The objective of the challenge is to develop machine learning methods for structured data mining and to evaluate these methods for XML document mining tasks. The challenge is focused on classification and clustering for XML documents. Datasets coming from different XML collections and covering a variety of classification and clustering situations will be provided to the participants. One goal of this track is to build a reference categorisation/ clustering corpora of XML documents. The organisers are open to any suggestion concerning the construction of such corpora.
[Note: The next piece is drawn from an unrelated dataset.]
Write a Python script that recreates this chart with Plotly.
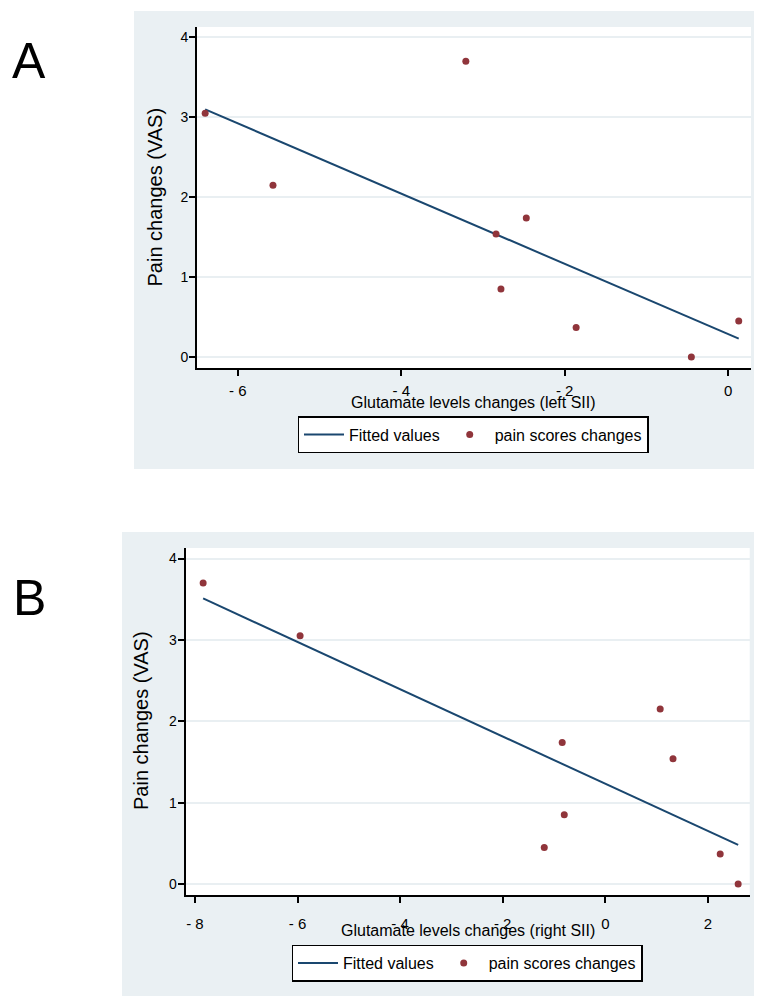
import plotly.graph_objects as go

# ---- data ----
pain_changes = [3.05, 2.15, 3.70, 1.74, 1.54, 0.85, 0.37, 0.00, 0.45]
glu_left = [-6.40, -5.57, -3.21, -2.47, -2.84, -2.78, -1.86, -0.45, 0.13]
glu_right = [-5.95, 1.07, -7.84, -0.84, 1.32, -0.80, 2.24, 2.59, -1.19]

fit_left_x = [-6.40, 0.13]
fit_left_y = [3.10, 0.23]
fit_right_x = [-7.84, 2.59]
fit_right_y = [3.51, 0.48]

ytick_vals = [0, 1, 2, 3, 4]
xtick_vals_a = [-6, -4, -2, 0]
xtick_vals_b = [-8, -6, -4, -2, 0, 2]

W, H = 762, 996
LINE = "#1A476F"
MARK = "#90353B"
PANEL_BG = "#EAF0F3"
GRID = "#E9EFF2"
TICKFONT = "Liberation Sans, Arial, sans-serif"


def px_x(p):
    return p / W


def px_y(p):
    return 1 - p / H


def lab(v):
    return ("- " + str(abs(v))) if v < 0 else str(v)


fig = go.Figure()

fig.add_trace(go.Scatter(x=fit_left_x, y=fit_left_y, mode="lines", name="Fitted values",
                         line=dict(color=LINE, width=2), xaxis="x", yaxis="y", legend="legend"))
fig.add_trace(go.Scatter(x=glu_left, y=pain_changes, mode="markers", name="pain scores changes",
                         marker=dict(color=MARK, size=7), xaxis="x", yaxis="y", legend="legend"))
fig.add_trace(go.Scatter(x=fit_right_x, y=fit_right_y, mode="lines", name="Fitted values",
                         line=dict(color=LINE, width=2), xaxis="x2", yaxis="y2", legend="legend2"))
fig.add_trace(go.Scatter(x=glu_right, y=pain_changes, mode="markers", name="pain scores changes",
                         marker=dict(color=MARK, size=7), xaxis="x2", yaxis="y2", legend="legend2"))

common_x = dict(showline=True, linecolor="black", linewidth=2, ticks="outside", ticklen=6,
                tickwidth=1.5, tickcolor="black", showgrid=False, zeroline=False,
                tickfont=dict(family=TICKFONT, size=15, color="black"))
common_y = dict(showline=True, linecolor="black", linewidth=2, ticks="outside", ticklen=6,
                tickwidth=1.5, tickcolor="black", showgrid=True, gridcolor=GRID, gridwidth=1.5,
                zeroline=False, tickfont=dict(family=TICKFONT, size=14, color="black"),
                tickvals=ytick_vals, ticktext=[str(v) for v in ytick_vals])

fig.update_layout(
    width=W, height=H, margin=dict(l=0, r=0, t=0, b=0),
    paper_bgcolor="white", plot_bgcolor="white",
    xaxis=dict(domain=[px_x(189), px_x(743)], range=[-6.50, 0.28], anchor="y",
               tickvals=xtick_vals_a, ticktext=[lab(v) for v in xtick_vals_a],
               ticklabelstandoff=2, **common_x),
    yaxis=dict(domain=[px_y(360), px_y(19)], range=[-0.1375, 4.13], anchor="x",
               ticklabelstandoff=-2, **common_y),
    xaxis2=dict(domain=[px_x(177.7), px_x(741.7)], range=[-8.18, 2.815], anchor="y2",
                tickvals=xtick_vals_b, ticktext=[lab(v) for v in xtick_vals_b],
                ticklabelstandoff=8, **common_x),
    yaxis2=dict(domain=[px_y(887.3), px_y(540)], range=[-0.139, 4.13], anchor="x2",
                ticklabelstandoff=-2, **common_y),
    legend=dict(orientation="h", x=px_x(465), y=px_y(426.5), xanchor="center", yanchor="middle",
                bgcolor="white", bordercolor="black", borderwidth=1.5,
                font=dict(family=TICKFONT, size=16, color="black"), itemwidth=40),
    legend2=dict(orientation="h", x=px_x(459), y=px_y(955), xanchor="center", yanchor="middle",
                 bgcolor="white", bordercolor="black", borderwidth=1.5,
                 font=dict(family=TICKFONT, size=16, color="black"), itemwidth=40),
    showlegend=True,
)

# panel backgrounds (light) and white plot regions, drawn below gridlines
fig.add_shape(type="rect", xref="paper", yref="paper", x0=px_x(126), x1=px_x(758),
              y0=px_y(461), y1=px_y(3), fillcolor=PANEL_BG, line=dict(width=0), layer="below")
fig.add_shape(type="rect", xref="paper", yref="paper", x0=px_x(114), x1=px_x(758),
              y0=px_y(990), y1=px_y(524), fillcolor=PANEL_BG, line=dict(width=0), layer="below")
fig.add_shape(type="rect", xref="x domain", yref="y domain", x0=0, x1=1, y0=0, y1=1,
              fillcolor="white", line=dict(width=0), layer="below")
fig.add_shape(type="rect", xref="x2 domain", yref="y2 domain", x0=0, x1=1, y0=0, y1=1,
              fillcolor="white", line=dict(width=0), layer="below")

ann = [
    dict(text="A", x=px_x(21), y=px_y(53), font=dict(family="Liberation Sans, Arial", size=50)),
    dict(text="B", x=px_x(21), y=px_y(590), font=dict(family="Liberation Sans, Arial", size=50)),
    dict(text="Pain changes (VAS)", x=px_x(146), y=px_y(189.5), textangle=-90,
         font=dict(family="Liberation Sans, Arial", size=20)),
    dict(text="Pain changes (VAS)", x=px_x(133), y=px_y(713), textangle=-90,
         font=dict(family="Liberation Sans, Arial", size=20)),
    dict(text="Glutamate levels changes (left SII)", x=px_x(466), y=px_y(394),
         font=dict(family=TICKFONT, size=16)),
    dict(text="Glutamate levels changes (right SII)", x=px_x(460), y=px_y(922),
         font=dict(family=TICKFONT, size=16)),
]
for a in ann:
    a.update(xref="paper", yref="paper", showarrow=False, xanchor="center", yanchor="middle")
    a["font"]["color"] = "black"
    fig.add_annotation(**a)

fig.write_html("out.html")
This project is dedicated to stimulate research and reveal the state-of-the art in “model selection” by organising a competition followed by a workshop. Model selection is a problem in statistics, machine learning, and data mining. Given training data consisting of input-output pairs, a model is built to predict the output from the input, usually by fitting adjustable parameters. Many predictive models have been proposed to perform such tasks, including linear models, neural networks, trees, and kernel methods. Finding methods to optimally select models, which will perform best on new test data, is the object of this project. The competition will help identify accurate methods of model assessment, which may include variants of the well-known cross-validation methods and novel techniques based on learning theoretic performance bounds. Such methods are of great practical importance in pilot studies, for which it is essential to know precisely how well desired specifications are met.